Unlike M.R. App. P. 24(a) and (b), a report pursuant to M.R. App. P. 24(c) does not mandate that the answer to the reported question by the Law Court will fully dispose of the action, although whether it will is a relevant consideration. See Meiners v. Aetna Cas. & Sur. Co., 663 A.2d 6, 8 (Me. 1995); 3A Harvey, Maine Civil Practice § A24:4 at 194. Other considerations include whether "the question raised on report is an issue that might not have to be decided at all because of other possible dispositions, " see State v. DiPeitro, 2009 ME 12, ¶ 11, 964 A.2d 636, and whether the factual record is adequately developed such that the Law Court can make a decision on the report, see 3A Harvey, Maine Civil Practice § A24:4 at 193. Finally, the court must be convinced that the interests of justice and particularly the just, speedy and inexpensive determination of the action will be served by the interlocutory determination. See M.R. Civ. P. 1; Meiners, 663 A.2d at 7 (noting the parties argued the interlocutory report would save the expense of fully litigating the matter).

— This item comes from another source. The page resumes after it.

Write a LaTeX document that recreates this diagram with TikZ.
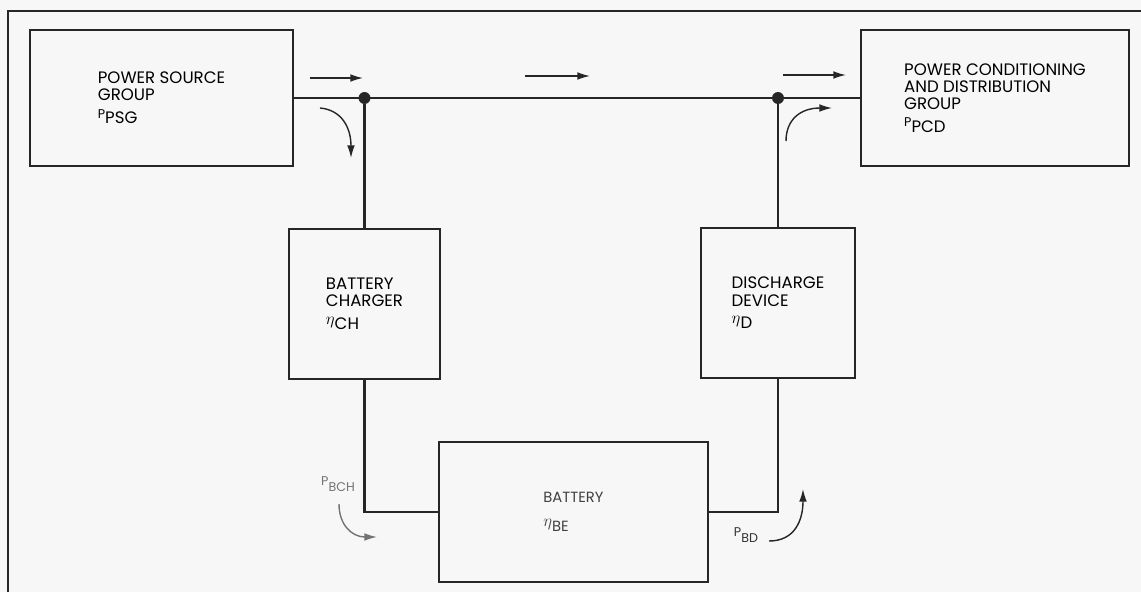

The tort of negligent misrepresentation, as adopted by the Law Court, is as follows:
One who, in the course of his business, profession or employment, or in any other transaction in which he has a pecuniary interest, supplies false information for the guidance of others in their business transactions, is subject to liability for pecuniary loss caused to them by their justifiable reliance upon the information, if he fails to exercise reasonable care or competence in obtaining or communicating the information.Restatement (Second) OF Torts § 552(1) (1977); accord Chapman v. Rideout, 568 A.2d 829, 830 (Me. 1990) (adopting section 552(1) of the RESTATEMENT (SECOND) OFTORTS). The Court denied summary judgment to Hannaford on DFCU's negligent misrepresentation claim because the record presented issues of material fact on the "exact nature an extent of any representations made to DFCU" and "regarding DFCU's reliance on any representations made by Hannaford and whether that reliance was reasonable." (Order 12.) The relationship between Hannaford and DFCU may be novel in negligent misrepresentation claims, but the legal principles are well established. In addition, the issues of material fact that precluded summary judgment on this claim weigh against reporting because in the Court's view the factual record is not adequately developed. The Court is confident that when presented with a factually developed record, the Court and/or a jury will be able to apply the facts to the established principles of negligent misrepresentation.
Conclusion
Based on the foregoing analysis, the Court orders as follows:
1. The Court denies Hannaford's motion to report.
2. The Court enters judgment on Count I of Plaintiff Digital Federal Credit Union's Complaint in favor of Hannaford.
Pursuant to M.R. Civ. P. 79(a), the Clerk shall incorporate this Decision and Order into the docket by reference.